В заключение хочу напомнить, что исследования природы открытого произведения не начались бы, если бы я не имел привычки наблюдать, как работает Лучано Берио, если бы не обсуждал эти проблемы с ним самим, а также с Анри Пуссёром и Андре Букурешлиевым. Что касается взаимоотношений между современной поэтикой и научной методологией, то я никогда бы не отважился ступить на эту зыбкую почву, если бы не беседы о проблемах современной науки, которые мне довелось вести с Джанбаттистой Дзордзоли. Наконец, по цитатам и косвенным ссылкам читатель поймет, насколько я обязан Луиджи Парейзону. Мое исследование современных формальных структур неизменно ведется в соотнесении с тем понятием «формообразования», над которым работает Туринская школа эстетики, хотя найденные ею решения – в результате включения их в контекст философской беседы – могут вызвать обеспокоенность личного порядка и влиться в комплекс тех проблем, ответственность за которые может взять на себя только автор.
1962
Предисловие ко второму изданию
Энгр упорядочил покой, а я хотел бы упорядочить движение.
Клее
Формальные отношения в произведении и между различными произведениями составляют порядок, метафору вселенной.
Фоссийон
Очерки, включенные в эту книгу, родились из доклада «Проблема открытого произведения», прочитанного на XII Международном философском конгрессе в 1958 г. В 1962 г. они появились под заголовком «Открытое произведение». В том издании они были дополнены обстоятельным исследованием, посвященным поэтике Джойса, где автор, исходя из собственных соображений, пытался проследить развитие художника, в творчестве которого замысел открытого произведения совершенно ясно обозначает (на уровне изысканий в области оперативных структур) целое приключение, переживаемое культурой, решение идеологической проблемы, смерть одного нравственного и философского мира и рождение другого. Теперь это исследование опубликовано отдельно под заголовком «Поэтики Джойса», и, таким образом, настоящий том включает в себя только теоретические работы на упомянутую тему, составляющие единое целое. Однако мы добавили сюда пространный очерк («О способе формообразования как отражении действительности»), появившийся в пятом номере «Менабо» через несколько месяцев после публикации «Открытого произведения» и, следовательно, написанный в русле той же самой плодотворной дискуссии. Таким образом, этот текст по праву находится в «Открытом произведении»; как и другие очерки этого сборника, он вызвал в Италии бурные споры, которые сегодня показались бы бессмысленными – причем не столько потому, что эти очерки устарели, сколько потому, что обрела молодость итальянская культура.

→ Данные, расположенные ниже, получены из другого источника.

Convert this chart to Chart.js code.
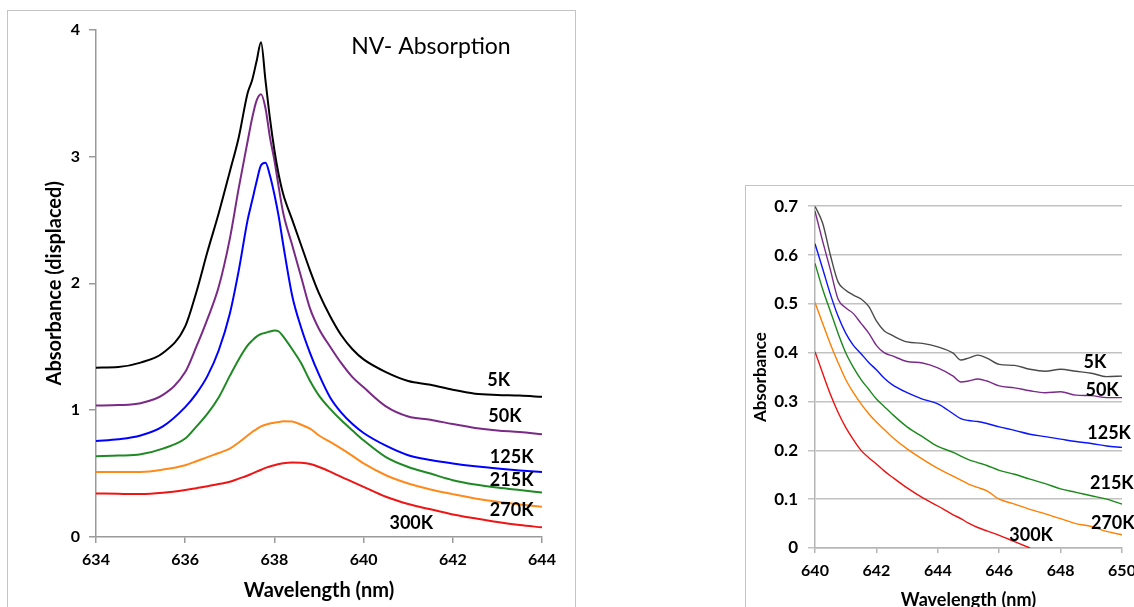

Если бы нам пришлось в нескольких словах дать представление о предмете настоящих исследований, мы сослались бы на понятие, теперь уже вошедшее во многие современные эстетики: произведение искусства – принципиально неоднозначное сообщение, множественность означаемых, которые сосуществуют в одном означающем. Это характерно для любого художественного произведения, что мы и стремимся доказать в нашем втором очерке («Анализ поэтического языка»), но тема первого и последующих очерков сводится к тому, что такая многозначность становится (в современных поэтиках) одной из ясно определенных установок автора, задачей, которую надо осуществить прежде прочих, согласно свойствам самих произведений; для их характеристики нам показалось уместным использовать понятия, взятые из теории информации.

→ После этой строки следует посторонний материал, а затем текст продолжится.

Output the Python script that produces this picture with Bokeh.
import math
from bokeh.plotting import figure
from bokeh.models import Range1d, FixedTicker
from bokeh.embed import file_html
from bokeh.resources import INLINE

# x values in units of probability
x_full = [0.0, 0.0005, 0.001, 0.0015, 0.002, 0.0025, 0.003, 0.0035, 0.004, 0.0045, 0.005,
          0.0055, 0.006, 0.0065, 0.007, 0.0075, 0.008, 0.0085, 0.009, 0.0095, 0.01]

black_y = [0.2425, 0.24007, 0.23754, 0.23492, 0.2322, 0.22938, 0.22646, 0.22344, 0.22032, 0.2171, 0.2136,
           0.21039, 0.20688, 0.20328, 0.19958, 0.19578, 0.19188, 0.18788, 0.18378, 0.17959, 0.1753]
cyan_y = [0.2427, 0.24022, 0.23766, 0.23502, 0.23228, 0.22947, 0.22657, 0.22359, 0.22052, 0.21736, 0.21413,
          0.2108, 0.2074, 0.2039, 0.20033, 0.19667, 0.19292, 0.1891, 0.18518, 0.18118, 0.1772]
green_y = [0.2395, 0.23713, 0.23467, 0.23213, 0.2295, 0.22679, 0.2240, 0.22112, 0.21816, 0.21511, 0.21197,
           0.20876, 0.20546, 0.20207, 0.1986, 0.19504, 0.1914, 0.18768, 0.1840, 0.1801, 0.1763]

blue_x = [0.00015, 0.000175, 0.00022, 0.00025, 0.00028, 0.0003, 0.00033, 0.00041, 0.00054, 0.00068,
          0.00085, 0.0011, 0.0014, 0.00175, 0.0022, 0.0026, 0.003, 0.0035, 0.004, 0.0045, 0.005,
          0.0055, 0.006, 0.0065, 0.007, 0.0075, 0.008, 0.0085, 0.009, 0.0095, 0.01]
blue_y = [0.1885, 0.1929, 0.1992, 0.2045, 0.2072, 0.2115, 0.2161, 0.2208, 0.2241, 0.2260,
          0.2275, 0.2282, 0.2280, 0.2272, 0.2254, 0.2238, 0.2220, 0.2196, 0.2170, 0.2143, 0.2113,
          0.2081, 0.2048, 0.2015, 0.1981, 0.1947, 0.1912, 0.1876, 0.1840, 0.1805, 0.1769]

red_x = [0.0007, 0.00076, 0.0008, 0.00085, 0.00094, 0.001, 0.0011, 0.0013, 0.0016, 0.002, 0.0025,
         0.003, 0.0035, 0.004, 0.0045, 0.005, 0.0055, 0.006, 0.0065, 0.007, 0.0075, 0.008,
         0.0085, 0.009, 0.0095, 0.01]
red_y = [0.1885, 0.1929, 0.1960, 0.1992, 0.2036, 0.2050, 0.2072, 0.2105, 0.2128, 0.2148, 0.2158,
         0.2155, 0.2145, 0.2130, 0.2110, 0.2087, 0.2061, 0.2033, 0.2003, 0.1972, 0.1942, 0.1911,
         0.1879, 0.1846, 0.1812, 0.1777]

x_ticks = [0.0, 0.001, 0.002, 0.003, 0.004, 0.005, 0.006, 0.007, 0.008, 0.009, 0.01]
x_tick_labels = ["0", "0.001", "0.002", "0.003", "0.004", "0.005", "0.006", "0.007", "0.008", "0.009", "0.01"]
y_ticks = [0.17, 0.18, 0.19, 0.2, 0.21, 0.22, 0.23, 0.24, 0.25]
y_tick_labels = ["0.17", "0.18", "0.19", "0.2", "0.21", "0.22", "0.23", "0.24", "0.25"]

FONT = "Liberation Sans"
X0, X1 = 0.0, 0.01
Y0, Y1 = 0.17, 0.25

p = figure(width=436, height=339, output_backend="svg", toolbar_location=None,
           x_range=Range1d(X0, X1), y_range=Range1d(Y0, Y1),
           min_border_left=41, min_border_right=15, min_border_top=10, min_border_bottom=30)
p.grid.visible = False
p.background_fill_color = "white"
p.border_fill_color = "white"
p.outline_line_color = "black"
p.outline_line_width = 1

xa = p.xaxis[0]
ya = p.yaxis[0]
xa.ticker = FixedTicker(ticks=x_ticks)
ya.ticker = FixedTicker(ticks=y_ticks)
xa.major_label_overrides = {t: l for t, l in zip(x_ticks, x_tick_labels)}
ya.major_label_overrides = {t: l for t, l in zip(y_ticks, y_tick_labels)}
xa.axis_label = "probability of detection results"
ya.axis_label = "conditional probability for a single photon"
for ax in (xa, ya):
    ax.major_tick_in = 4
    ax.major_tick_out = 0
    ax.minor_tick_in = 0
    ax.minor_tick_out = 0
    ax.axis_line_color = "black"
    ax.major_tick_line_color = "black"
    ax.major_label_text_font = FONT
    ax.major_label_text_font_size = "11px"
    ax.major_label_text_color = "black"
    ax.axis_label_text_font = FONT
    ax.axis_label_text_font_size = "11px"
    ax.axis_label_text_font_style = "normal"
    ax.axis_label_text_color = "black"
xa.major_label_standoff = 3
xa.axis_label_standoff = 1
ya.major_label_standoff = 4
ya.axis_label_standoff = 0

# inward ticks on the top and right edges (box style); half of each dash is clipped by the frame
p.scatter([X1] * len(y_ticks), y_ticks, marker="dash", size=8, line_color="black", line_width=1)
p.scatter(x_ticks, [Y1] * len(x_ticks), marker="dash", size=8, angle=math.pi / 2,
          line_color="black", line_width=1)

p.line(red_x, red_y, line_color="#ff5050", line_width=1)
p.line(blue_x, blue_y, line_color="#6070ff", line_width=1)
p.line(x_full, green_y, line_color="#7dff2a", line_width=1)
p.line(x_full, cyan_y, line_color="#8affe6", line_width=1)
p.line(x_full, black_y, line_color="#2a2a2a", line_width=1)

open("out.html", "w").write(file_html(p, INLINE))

Поскольку для осуществления этой задачи современные художники нередко обращаются к идеалам неформальности, неупорядоченности, случайности, неопределенности результатов, мы также попытались решить проблему диалектической связи между «формой» и «открытостью», то есть установить, в каких пределах то или иное произведение может быть максимально многозначным и зависеть от деятельного вмешательства человека, не переставая, однако, быть «произведением». При этом под «произведением» мы понимаем объект, наделенный определенными структурными свойствами, которые допускают, но в то же время координируют смену истолкований, смещение перспектив.
Как раз для того, чтобы понять, какова природа той многозначности, к которой стремятся современные поэтики, нам в этих очерках пришлось наметить еще один ракурс исследования, в некоторых отношениях приобретший первостепенную значимость: мы попытались выяснить, каким образом оперативные программы искусства соотносятся с программами, разработанными в области современного научного исследования. Иными словами, мы попытались выяснить, каким образом определенное представление о произведении находится в связи с современными научными методами или в явной зависимости от них, особенно в области психологии или логики.
Представляя первое издание этой книги, мы сочли уместным обобщить эту проблему в виде формул, имевших явно метафорическую окраску. Мы писали так: «Единая тема этих исследований – реакция искусства и его творцов (формальных структур и поэтических программ, им предшествующих) на Случай, Неопределенное, Вероятное, Двусмысленное, Поливалентное… В общем, мы исследуем различные моменты, когда современному искусству приходится считаться с Неупорядоченностью, которая не является слепым и неисправимым беспорядком, отменяющим всякую возможность упорядочить, но представляет собой плодотворный беспорядок – чью позитивность показала нам современная культура: разрушение традиционного Порядка, который западный человек считал неизменным и отождествлял с объективным строением мира… Теперь, поскольку эта проблема решается, хотя и не без проблем, в течение целого века, и вылилась в пересмотр методики, в установление историцистских диалектических соотношений, в гипотезы неопределенности, статистической вероятности, временных и изменчивых экспликативных моделей, искусству осталось лишь принять эту ситуацию и попытаться (в чем и заключается его призвание) выработать для нее форму».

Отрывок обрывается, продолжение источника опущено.